GOAL
Omit all images. Transcribe the rest of the material below exactly.

** START OF DATA LINES **

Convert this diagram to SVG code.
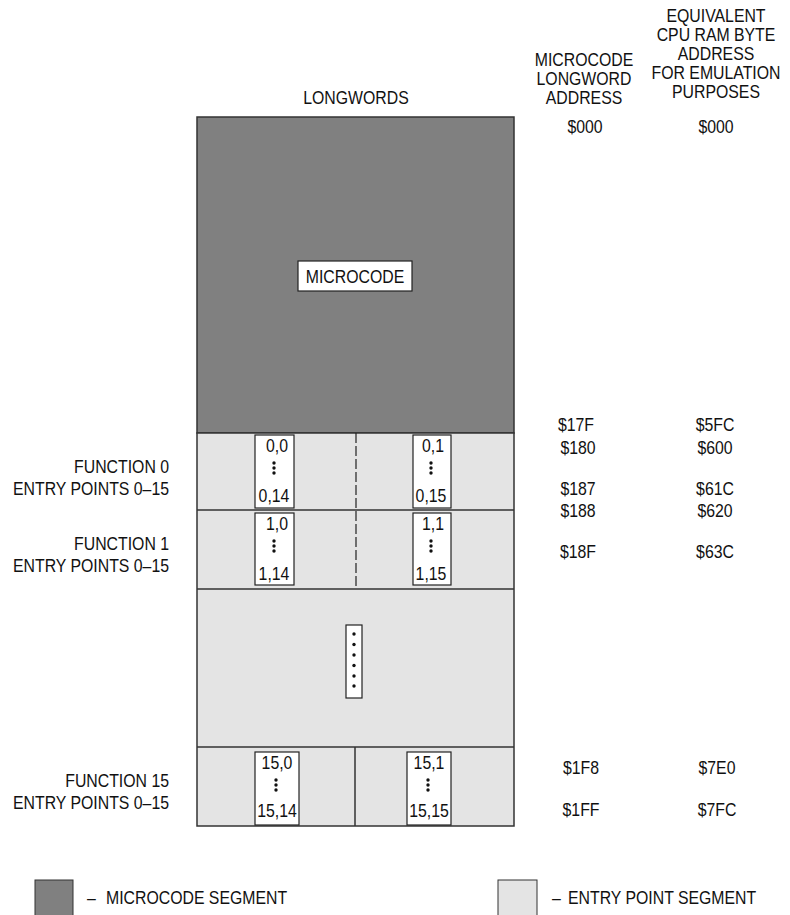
<svg xmlns="http://www.w3.org/2000/svg" width="790" height="915" viewBox="0 0 790 915">
<style>
text{font-family:"Liberation Sans",Arial,sans-serif;font-size:18px;fill:#111}
.m{text-anchor:middle}
.e{text-anchor:end}
.seg{stroke:#333;stroke-width:1.5}
.box{fill:#fff;stroke:#222;stroke-width:1.2}
.dot{fill:#111}
</style>
<defs>
<g id="dots3"><circle cx="0" cy="0" r="1.7" class="dot"/><circle cx="0" cy="5" r="1.7" class="dot"/><circle cx="0" cy="10" r="1.7" class="dot"/></g>
</defs>
<g id="headers">
<text class="m" transform="translate(356,104) scale(0.88,1)">LONGWORDS</text>
<text class="m" transform="translate(584,66) scale(0.88,1)">MICROCODE</text>
<text class="m" transform="translate(584,85) scale(0.88,1)">LONGWORD</text>
<text class="m" transform="translate(584,104) scale(0.88,1)">ADDRESS</text>
<text class="m" transform="translate(716,22) scale(0.88,1)">EQUIVALENT</text>
<text class="m" transform="translate(716,41) scale(0.88,1)">CPU RAM BYTE</text>
<text class="m" transform="translate(716,60) scale(0.88,1)">ADDRESS</text>
<text class="m" transform="translate(716,79) scale(0.88,1)">FOR EMULATION</text>
<text class="m" transform="translate(716,98) scale(0.88,1)">PURPOSES</text>
</g>
<g id="microcode-segment">
<rect x="197" y="117" width="317" height="316" fill="#808080" class="seg"/>
<rect x="298" y="261" width="114" height="30" class="box"/>
<text class="m" transform="translate(355,283) scale(0.88,1)">MICROCODE</text>
</g>
<g id="entry-segment">
<rect x="197" y="433" width="317" height="393" fill="#e4e4e4" class="seg"/>
</g>
<g id="connectors">
<line x1="197" y1="510" x2="514" y2="510" class="seg"/>
<line x1="197" y1="589" x2="514" y2="589" class="seg"/>
<line x1="197" y1="747" x2="514" y2="747" class="seg"/>
<line x1="356" y1="433" x2="356" y2="589" stroke="#222" stroke-width="1.2" stroke-dasharray="10,3"/>
<line x1="355" y1="747" x2="355" y2="826" class="seg"/>
</g>
<g id="f0e0">
<rect x="255" y="435" width="39" height="73" class="box"/>
<text class="m" transform="translate(277,452) scale(0.88,1)">0,0</text>
<use href="#dots3" x="274" y="463"/>
<text class="m" transform="translate(274,502) scale(0.88,1)">0,14</text>
</g>
<g id="f0e1">
<rect x="413" y="435" width="38" height="73" class="box"/>
<text class="m" transform="translate(433,452) scale(0.88,1)">0,1</text>
<use href="#dots3" x="431" y="463"/>
<text class="m" transform="translate(431,502) scale(0.88,1)">0,15</text>
</g>
<g id="f1e0">
<rect x="255" y="513" width="39" height="72" class="box"/>
<text class="m" transform="translate(277,530) scale(0.88,1)">1,0</text>
<use href="#dots3" x="274" y="541"/>
<text class="m" transform="translate(274,580) scale(0.88,1)">1,14</text>
</g>
<g id="f1e1">
<rect x="413" y="513" width="38" height="72" class="box"/>
<text class="m" transform="translate(433,530) scale(0.88,1)">1,1</text>
<use href="#dots3" x="431" y="541"/>
<text class="m" transform="translate(431,580) scale(0.88,1)">1,15</text>
</g>
<g id="ellipsis">
<rect x="346" y="625" width="16" height="73" class="box"/>
<circle cx="354" cy="634" r="1.7" class="dot"/>
<circle cx="354" cy="644.5" r="1.7" class="dot"/>
<circle cx="354" cy="655" r="1.7" class="dot"/>
<circle cx="354" cy="665.5" r="1.7" class="dot"/>
<circle cx="354" cy="676" r="1.7" class="dot"/>
<circle cx="354" cy="686" r="1.7" class="dot"/>
</g>
<g id="f15e0">
<rect x="255" y="752" width="44" height="73" class="box"/>
<text class="m" transform="translate(277,769) scale(0.88,1)">15,0</text>
<use href="#dots3" x="276" y="780"/>
<text class="m" transform="translate(277,817) scale(0.88,1)">15,14</text>
</g>
<g id="f15e1">
<rect x="407" y="752" width="44" height="73" class="box"/>
<text class="m" transform="translate(429,769) scale(0.88,1)">15,1</text>
<use href="#dots3" x="428" y="780"/>
<text class="m" transform="translate(429,817) scale(0.88,1)">15,15</text>
</g>
<g id="function-labels">
<text class="e" transform="translate(169,473) scale(0.88,1)">FUNCTION 0</text>
<text class="e" transform="translate(169,495) scale(0.88,1)">ENTRY POINTS 0–15</text>
<text class="e" transform="translate(169,550) scale(0.88,1)">FUNCTION 1</text>
<text class="e" transform="translate(169,572) scale(0.88,1)">ENTRY POINTS 0–15</text>
<text class="e" transform="translate(169,787) scale(0.88,1)">FUNCTION 15</text>
<text class="e" transform="translate(169,809) scale(0.88,1)">ENTRY POINTS 0–15</text>
</g>
<g id="addresses">
<text class="m" transform="translate(585,133) scale(0.88,1)">$000</text>
<text class="m" transform="translate(716,133) scale(0.88,1)">$000</text>
<text class="m" transform="translate(576,431) scale(0.88,1)">$17F</text>
<text class="m" transform="translate(715,431) scale(0.88,1)">$5FC</text>
<text class="m" transform="translate(578,454) scale(0.88,1)">$180</text>
<text class="m" transform="translate(715,454) scale(0.88,1)">$600</text>
<text class="m" transform="translate(578,495) scale(0.88,1)">$187</text>
<text class="m" transform="translate(715,495) scale(0.88,1)">$61C</text>
<text class="m" transform="translate(578,517) scale(0.88,1)">$188</text>
<text class="m" transform="translate(715,517) scale(0.88,1)">$620</text>
<text class="m" transform="translate(578,558) scale(0.88,1)">$18F</text>
<text class="m" transform="translate(715,558) scale(0.88,1)">$63C</text>
<text class="m" transform="translate(581,774) scale(0.88,1)">$1F8</text>
<text class="m" transform="translate(717,774) scale(0.88,1)">$7E0</text>
<text class="m" transform="translate(581,816) scale(0.88,1)">$1FF</text>
<text class="m" transform="translate(717,816) scale(0.88,1)">$7FC</text>
</g>
<g id="legend">
<rect x="35" y="880" width="38" height="40" fill="#808080" stroke="#333" stroke-width="1"/>
<text transform="translate(87,904) scale(0.88,1)">–</text>
<text transform="translate(106,904) scale(0.88,1)">MICROCODE SEGMENT</text>
<rect x="498" y="880" width="39" height="40" fill="#e4e4e4" stroke="#333" stroke-width="1"/>
<text transform="translate(552,904) scale(0.88,1)">–</text>
<text transform="translate(568,904) scale(0.88,1)">ENTRY POINT SEGMENT</text>
</g>
</svg>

** END OF DATA LINES **

ANSWER TO THE TASK
Convert this diagram to SVG code.
<svg xmlns="http://www.w3.org/2000/svg" width="790" height="915" viewBox="0 0 790 915">
<style>
text{font-family:"Liberation Sans",Arial,sans-serif;font-size:18px;fill:#111}
.m{text-anchor:middle}
.e{text-anchor:end}
.seg{stroke:#333;stroke-width:1.5}
.box{fill:#fff;stroke:#222;stroke-width:1.2}
.dot{fill:#111}
</style>
<defs>
<g id="dots3"><circle cx="0" cy="0" r="1.7" class="dot"/><circle cx="0" cy="5" r="1.7" class="dot"/><circle cx="0" cy="10" r="1.7" class="dot"/></g>
</defs>
<g id="headers">
<text class="m" transform="translate(356,104) scale(0.88,1)">LONGWORDS</text>
<text class="m" transform="translate(584,66) scale(0.88,1)">MICROCODE</text>
<text class="m" transform="translate(584,85) scale(0.88,1)">LONGWORD</text>
<text class="m" transform="translate(584,104) scale(0.88,1)">ADDRESS</text>
<text class="m" transform="translate(716,22) scale(0.88,1)">EQUIVALENT</text>
<text class="m" transform="translate(716,41) scale(0.88,1)">CPU RAM BYTE</text>
<text class="m" transform="translate(716,60) scale(0.88,1)">ADDRESS</text>
<text class="m" transform="translate(716,79) scale(0.88,1)">FOR EMULATION</text>
<text class="m" transform="translate(716,98) scale(0.88,1)">PURPOSES</text>
</g>
<g id="microcode-segment">
<rect x="197" y="117" width="317" height="316" fill="#808080" class="seg"/>
<rect x="298" y="261" width="114" height="30" class="box"/>
<text class="m" transform="translate(355,283) scale(0.88,1)">MICROCODE</text>
</g>
<g id="entry-segment">
<rect x="197" y="433" width="317" height="393" fill="#e4e4e4" class="seg"/>
</g>
<g id="connectors">
<line x1="197" y1="510" x2="514" y2="510" class="seg"/>
<line x1="197" y1="589" x2="514" y2="589" class="seg"/>
<line x1="197" y1="747" x2="514" y2="747" class="seg"/>
<line x1="356" y1="433" x2="356" y2="589" stroke="#222" stroke-width="1.2" stroke-dasharray="10,3"/>
<line x1="355" y1="747" x2="355" y2="826" class="seg"/>
</g>
<g id="f0e0">
<rect x="255" y="435" width="39" height="73" class="box"/>
<text class="m" transform="translate(277,452) scale(0.88,1)">0,0</text>
<use href="#dots3" x="274" y="463"/>
<text class="m" transform="translate(274,502) scale(0.88,1)">0,14</text>
</g>
<g id="f0e1">
<rect x="413" y="435" width="38" height="73" class="box"/>
<text class="m" transform="translate(433,452) scale(0.88,1)">0,1</text>
<use href="#dots3" x="431" y="463"/>
<text class="m" transform="translate(431,502) scale(0.88,1)">0,15</text>
</g>
<g id="f1e0">
<rect x="255" y="513" width="39" height="72" class="box"/>
<text class="m" transform="translate(277,530) scale(0.88,1)">1,0</text>
<use href="#dots3" x="274" y="541"/>
<text class="m" transform="translate(274,580) scale(0.88,1)">1,14</text>
</g>
<g id="f1e1">
<rect x="413" y="513" width="38" height="72" class="box"/>
<text class="m" transform="translate(433,530) scale(0.88,1)">1,1</text>
<use href="#dots3" x="431" y="541"/>
<text class="m" transform="translate(431,580) scale(0.88,1)">1,15</text>
</g>
<g id="ellipsis">
<rect x="346" y="625" width="16" height="73" class="box"/>
<circle cx="354" cy="634" r="1.7" class="dot"/>
<circle cx="354" cy="644.5" r="1.7" class="dot"/>
<circle cx="354" cy="655" r="1.7" class="dot"/>
<circle cx="354" cy="665.5" r="1.7" class="dot"/>
<circle cx="354" cy="676" r="1.7" class="dot"/>
<circle cx="354" cy="686" r="1.7" class="dot"/>
</g>
<g id="f15e0">
<rect x="255" y="752" width="44" height="73" class="box"/>
<text class="m" transform="translate(277,769) scale(0.88,1)">15,0</text>
<use href="#dots3" x="276" y="780"/>
<text class="m" transform="translate(277,817) scale(0.88,1)">15,14</text>
</g>
<g id="f15e1">
<rect x="407" y="752" width="44" height="73" class="box"/>
<text class="m" transform="translate(429,769) scale(0.88,1)">15,1</text>
<use href="#dots3" x="428" y="780"/>
<text class="m" transform="translate(429,817) scale(0.88,1)">15,15</text>
</g>
<g id="function-labels">
<text class="e" transform="translate(169,473) scale(0.88,1)">FUNCTION 0</text>
<text class="e" transform="translate(169,495) scale(0.88,1)">ENTRY POINTS 0–15</text>
<text class="e" transform="translate(169,550) scale(0.88,1)">FUNCTION 1</text>
<text class="e" transform="translate(169,572) scale(0.88,1)">ENTRY POINTS 0–15</text>
<text class="e" transform="translate(169,787) scale(0.88,1)">FUNCTION 15</text>
<text class="e" transform="translate(169,809) scale(0.88,1)">ENTRY POINTS 0–15</text>
</g>
<g id="addresses">
<text class="m" transform="translate(585,133) scale(0.88,1)">$000</text>
<text class="m" transform="translate(716,133) scale(0.88,1)">$000</text>
<text class="m" transform="translate(576,431) scale(0.88,1)">$17F</text>
<text class="m" transform="translate(715,431) scale(0.88,1)">$5FC</text>
<text class="m" transform="translate(578,454) scale(0.88,1)">$180</text>
<text class="m" transform="translate(715,454) scale(0.88,1)">$600</text>
<text class="m" transform="translate(578,495) scale(0.88,1)">$187</text>
<text class="m" transform="translate(715,495) scale(0.88,1)">$61C</text>
<text class="m" transform="translate(578,517) scale(0.88,1)">$188</text>
<text class="m" transform="translate(715,517) scale(0.88,1)">$620</text>
<text class="m" transform="translate(578,558) scale(0.88,1)">$18F</text>
<text class="m" transform="translate(715,558) scale(0.88,1)">$63C</text>
<text class="m" transform="translate(581,774) scale(0.88,1)">$1F8</text>
<text class="m" transform="translate(717,774) scale(0.88,1)">$7E0</text>
<text class="m" transform="translate(581,816) scale(0.88,1)">$1FF</text>
<text class="m" transform="translate(717,816) scale(0.88,1)">$7FC</text>
</g>
<g id="legend">
<rect x="35" y="880" width="38" height="40" fill="#808080" stroke="#333" stroke-width="1"/>
<text transform="translate(87,904) scale(0.88,1)">–</text>
<text transform="translate(106,904) scale(0.88,1)">MICROCODE SEGMENT</text>
<rect x="498" y="880" width="39" height="40" fill="#e4e4e4" stroke="#333" stroke-width="1"/>
<text transform="translate(552,904) scale(0.88,1)">–</text>
<text transform="translate(568,904) scale(0.88,1)">ENTRY POINT SEGMENT</text>
</g>
</svg>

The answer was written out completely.